In recent months attention has been focused on an "October surprise" scenario holding that the Reagan team made a deal with the Iranians to delay the release of the hostages until after the election.
A New York Times inquiry over the past three months involving interviews with more than 100 present and former government officials, arms dealers, intelligence agents and others with direct knowledge of aspects of the operation found no link between the Israeli arms sales to Iran in the early 1980s and "October surprise" allegations.
The inquiry did show that Secretary of State Alexander M. Haig Jr. and Israeli Prime Minister Menachem Begin of Israel worked out an agreement in 1981 under which the United States would review and approve Iranian requests to Israel for U.S.-made spare parts and other equipment on a case-by-case basis.
The administration rescinded that agreement in the spring of 1982, senior U.S. and Israeli officials recalled, after Mr. Haig and his aides concluded that Israeli Defense Minister Ariel Sharon was selling U.S.-made materiel without Washington's permission.
Asked for comment, Sherwood Goldberg, a longtime adviser to Mr. Haig, issued the following statement: "At no time did Alexander Haig authorize shipment of U.S. equipment from Israel to Iran, and any inference to the contrary is categorically wrong."
But Maj. Gen. Avraham Tamir, a high-ranking Israeli Defense Ministry official in 1981 who later served as director-general of the Foreign Ministry, remembered the arms dealings.
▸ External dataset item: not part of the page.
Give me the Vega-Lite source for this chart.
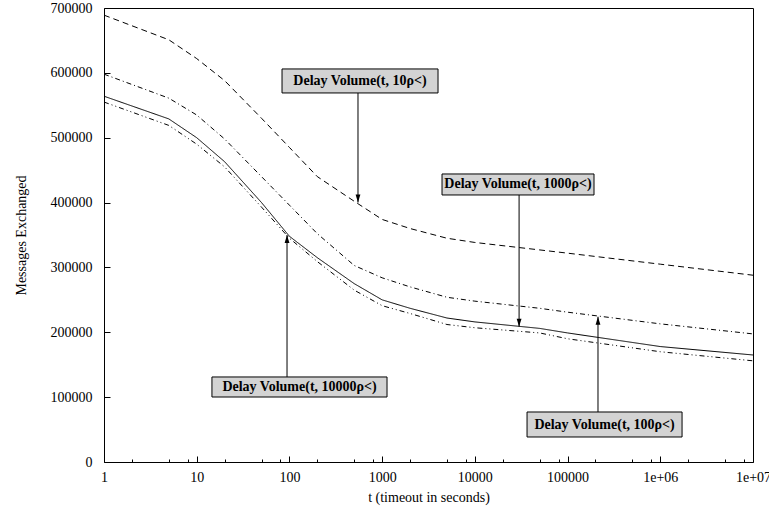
{
  "$schema": "https://vega.github.io/schema/vega-lite/v6.json",
  "width": 649,
  "height": 454,
  "autosize": {"type": "none"},
  "padding": {"left": 104, "top": 8, "right": 16, "bottom": 48},
  "config": {
    "view": {"stroke": "black", "strokeWidth": 1},
    "font": "Liberation Serif",
    "axis": {
      "domain": false,
      "grid": false,
      "tickColor": "black",
      "tickWidth": 1,
      "labelColor": "black",
      "titleColor": "black",
      "labelFont": "Liberation Serif",
      "titleFont": "Liberation Serif",
      "labelFontSize": 14,
      "titleFontSize": 14,
      "titleFontWeight": "normal",
      "labelFlush": false,
      "labelOverlap": false,
      "labelBound": false
    }
  },
  "datasets": {
    "curves": [
      {"series": "10", "t": 1, "msgs": 689000},
      {"series": "10", "t": 5, "msgs": 651000},
      {"series": "10", "t": 10, "msgs": 622000},
      {"series": "10", "t": 20, "msgs": 588000},
      {"series": "10", "t": 50, "msgs": 530000},
      {"series": "10", "t": 100, "msgs": 485000},
      {"series": "10", "t": 200, "msgs": 440000},
      {"series": "10", "t": 500, "msgs": 402000},
      {"series": "10", "t": 1000, "msgs": 374000},
      {"series": "10", "t": 2000, "msgs": 360000},
      {"series": "10", "t": 5000, "msgs": 345000},
      {"series": "10", "t": 10000, "msgs": 338500},
      {"series": "10", "t": 50000, "msgs": 327000},
      {"series": "10", "t": 100000, "msgs": 322000},
      {"series": "10", "t": 1000000, "msgs": 305000},
      {"series": "10", "t": 10000000, "msgs": 288000},
      {"series": "1000", "t": 1, "msgs": 598000},
      {"series": "1000", "t": 5, "msgs": 561000},
      {"series": "1000", "t": 10, "msgs": 535000},
      {"series": "1000", "t": 20, "msgs": 498000},
      {"series": "1000", "t": 50, "msgs": 440000},
      {"series": "1000", "t": 100, "msgs": 396000},
      {"series": "1000", "t": 200, "msgs": 352000},
      {"series": "1000", "t": 500, "msgs": 303000},
      {"series": "1000", "t": 1000, "msgs": 284000},
      {"series": "1000", "t": 2000, "msgs": 270000},
      {"series": "1000", "t": 5000, "msgs": 254000},
      {"series": "1000", "t": 10000, "msgs": 248000},
      {"series": "1000", "t": 50000, "msgs": 237000},
      {"series": "1000", "t": 100000, "msgs": 231000},
      {"series": "1000", "t": 1000000, "msgs": 213000},
      {"series": "1000", "t": 10000000, "msgs": 197500},
      {"series": "10000", "t": 1, "msgs": 564000},
      {"series": "10000", "t": 5, "msgs": 529000},
      {"series": "10000", "t": 10, "msgs": 500000},
      {"series": "10000", "t": 20, "msgs": 463000},
      {"series": "10000", "t": 50, "msgs": 400000},
      {"series": "10000", "t": 100, "msgs": 348000},
      {"series": "10000", "t": 200, "msgs": 315000},
      {"series": "10000", "t": 500, "msgs": 275000},
      {"series": "10000", "t": 1000, "msgs": 250000},
      {"series": "10000", "t": 2000, "msgs": 237000},
      {"series": "10000", "t": 5000, "msgs": 222000},
      {"series": "10000", "t": 10000, "msgs": 216000},
      {"series": "10000", "t": 50000, "msgs": 206000},
      {"series": "10000", "t": 100000, "msgs": 199000},
      {"series": "10000", "t": 1000000, "msgs": 178000},
      {"series": "10000", "t": 10000000, "msgs": 165000},
      {"series": "100", "t": 1, "msgs": 555000},
      {"series": "100", "t": 5, "msgs": 519000},
      {"series": "100", "t": 10, "msgs": 490000},
      {"series": "100", "t": 20, "msgs": 455000},
      {"series": "100", "t": 50, "msgs": 393000},
      {"series": "100", "t": 100, "msgs": 345000},
      {"series": "100", "t": 200, "msgs": 309000},
      {"series": "100", "t": 500, "msgs": 265000},
      {"series": "100", "t": 1000, "msgs": 241000},
      {"series": "100", "t": 2000, "msgs": 229000},
      {"series": "100", "t": 5000, "msgs": 212000},
      {"series": "100", "t": 10000, "msgs": 207000},
      {"series": "100", "t": 50000, "msgs": 199000},
      {"series": "100", "t": 100000, "msgs": 190000},
      {"series": "100", "t": 1000000, "msgs": 170000},
      {"series": "100", "t": 10000000, "msgs": 156000}
    ],
    "notes": [
      {"label": "Delay Volume(t, 10ρ<)", "x1": 83.2, "x2": 4006, "y1": 606000, "y2": 569000, "tx": 577, "ty": 587500, "ax": 549, "ay1": 569000, "ay2": 400000, "dir": "down"},
      {"label": "Delay Volume(t, 1000ρ<)", "x1": 4424, "x2": 192800, "y1": 444100, "y2": 411700, "tx": 29200, "ty": 427900, "ax": 30000, "ay1": 411700, "ay2": 208600, "dir": "down"},
      {"label": "Delay Volume(t, 10000ρ<)", "x1": 14.6, "x2": 1129, "y1": 131100, "y2": 100200, "tx": 128.5, "ty": 115600, "ax": 94.2, "ay1": 131100, "ay2": 350000, "dir": "up"},
      {"label": "Delay Volume(t, 100ρ<)", "x1": 36540, "x2": 1717000, "y1": 77100, "y2": 38550, "tx": 250500, "ty": 57800, "ax": 212900, "ay1": 77100, "ay2": 224000, "dir": "up"}
    ]
  },
  "resolve": {"axis": {"x": "independent", "y": "shared"}},
  "layer": [
    {
      "data": {"name": "curves"},
      "mark": {"type": "line", "color": "black", "strokeWidth": 1},
      "encoding": {
        "x": {
          "field": "t", "type": "quantitative",
          "scale": {"type": "log", "domain": [1, 10000000]},
          "axis": {
            "orient": "bottom",
            "values": [1, 10, 100, 1000, 10000, 100000, 1000000, 10000000],
            "labelExpr": "datum.value >= 10000000 ? '1e+07' : (datum.value >= 1000000 ? '1e+06' : format(datum.value, 'd'))",
            "tickSize": -6,
            "labelPadding": 14,
            "title": "t (timeout in seconds)",
            "titlePadding": 6
          }
        },
        "y": {
          "field": "msgs", "type": "quantitative",
          "scale": {"domain": [0, 700000]},
          "axis": {
            "orient": "left",
            "values": [0, 100000, 200000, 300000, 400000, 500000, 600000, 700000],
            "format": "d",
            "tickSize": -6,
            "labelPadding": 18,
            "title": "Messages Exchanged",
            "titlePadding": 22
          }
        },
        "strokeDash": {
          "field": "series", "type": "nominal",
          "scale": {"domain": ["10", "1000", "10000", "100"], "range": [[6, 4], [5, 3, 1, 3], [1, 0], [5, 3, 1, 3, 1, 3]]},
          "legend": null
        }
      }
    },
    {
      "data": {"name": "curves"},
      "mark": {"type": "line", "opacity": 0},
      "encoding": {
        "x": {
          "field": "t", "type": "quantitative",
          "scale": {"type": "log", "domain": [1, 10000000]},
          "axis": {
            "orient": "bottom",
            "values": [2, 5, 8, 20, 50, 80, 200, 500, 800, 2000, 5000, 8000, 20000, 50000, 80000, 200000, 500000, 800000, 2000000, 5000000, 8000000],
            "labels": false,
            "tickSize": -3,
            "title": null
          }
        },
        "y": {"field": "msgs", "type": "quantitative"},
        "detail": {"field": "series"}
      }
    },
    {
      "data": {"name": "notes"},
      "mark": {"type": "rule", "color": "black", "strokeWidth": 1},
      "encoding": {
        "x": {"field": "ax", "type": "quantitative", "axis": null},
        "y": {"field": "ay1", "type": "quantitative"},
        "y2": {"field": "ay2"}
      }
    },
    {
      "data": {"name": "notes"},
      "mark": {"type": "point", "filled": true, "color": "black", "opacity": 1, "size": 256},
      "encoding": {
        "x": {"field": "ax", "type": "quantitative", "axis": null},
        "y": {"field": "ay2", "type": "quantitative"},
        "shape": {
          "field": "dir", "type": "nominal",
          "scale": {"domain": ["down", "up"], "range": ["M0,0L-0.3,-1L0.3,-1Z", "M0,0L-0.3,1L0.3,1Z"]},
          "legend": null
        }
      }
    },
    {
      "data": {"name": "notes"},
      "mark": {"type": "rect", "fill": "#d3d3d3", "stroke": "black", "strokeWidth": 1},
      "encoding": {
        "x": {"field": "x1", "type": "quantitative", "axis": null},
        "x2": {"field": "x2"},
        "y": {"field": "y1", "type": "quantitative"},
        "y2": {"field": "y2"}
      }
    },
    {
      "data": {"name": "notes"},
      "mark": {"type": "text", "font": "Liberation Serif", "fontSize": 14, "fontWeight": "bold", "color": "black", "align": "center", "baseline": "middle"},
      "encoding": {
        "x": {"field": "tx", "type": "quantitative", "axis": null},
        "y": {"field": "ty", "type": "quantitative"},
        "text": {"field": "label"}
      }
    }
  ]
}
"Every month we gave a list of American weapons and American spare parts we'd like to sell to Iran," he said in a telephone interview last week.
As General Tamir recalled it, the "oral agreement" remained in effect for at least 18 months, and in that time typed lists of requests were given to Samuel W. Lewis, who was then U.S. ambassador to Israel.
"In the years 1981 and 1982, weapons with U.S. components were sold to Iran based on an understanding with Secretary Haig," General Tamir said. "Then it was stopped. And then arms traders from around the world -- some were Israelis, Americans, English -- continued to sell."
He added that those continued sales of American-made arms to Iran totaled billions of dollars.
A former senior U.S. diplomat confirmed General Tamir's account, with several modifications.
In the beginning of 1981, he said, "there was an agreement that Haig reached that they could send certain spare parts" to Iran after a review in Washington.
"Sharon violated it, and Haig backed away," the former official said. "It was a sore point in the administration."
The former official also said the agreement lasted no longer than six months before the United States canceled it.
But even after the official agreement was broken off, U.S. officials said, the administration made no effort to curb what became a steadily increasing flow of U.S.-made arms from Israel to Iran.
"We were getting literally daily reports of Israeli sales to Iran," a former high-level Reagan administration intelligence official said. "It was so routine I didn't think twice about it. It was pretty clear that all the key players knew."
The Reagan administration continued to replenish Israel's stockpile of U.S.-made weapons.
At the height of the program, former Israeli officials said, the Israeli government covertly chartered a large number of cargo ships, registered in Denmark and Liberia. They carried arms between the ports of Eilat in Israel and Bandar Abbas in Iran.
Chartered aircraft from Argentina, Ireland and the United States were also used to fly U.S.-made arms to Israel and, in some cases, directly to Tehran.
According to former Israeli government officials, some flights carrying U.S. arms for Iran originated from a covert air base near Tucson, Ariz., known as Marana Air Park.
For years, the CIA has used Marana for secret arms shipments. In the mid-1980s, CIA operatives and others used the field for the secret program to resupply the Nicaraguan rebels during the years that Congress had barred aid to the contras.
Ari Ben Menashe, a former Israeli intelligence operative, said that Israel had also established an undercover office in New York City to direct the covert purchases of U.S.-made military equipment for resale to Iran.
Among the weapons bought, other officials said, were some of the most advanced arms in the U.S. arsenal, including Hawk anti-aircraft missiles, Lance surface-to-surface missiles, TOW anti-tank missiles and armor-piercing shells. Under U.S. law, Israel was not permitted to resell weapons of this sort without approval from Washington.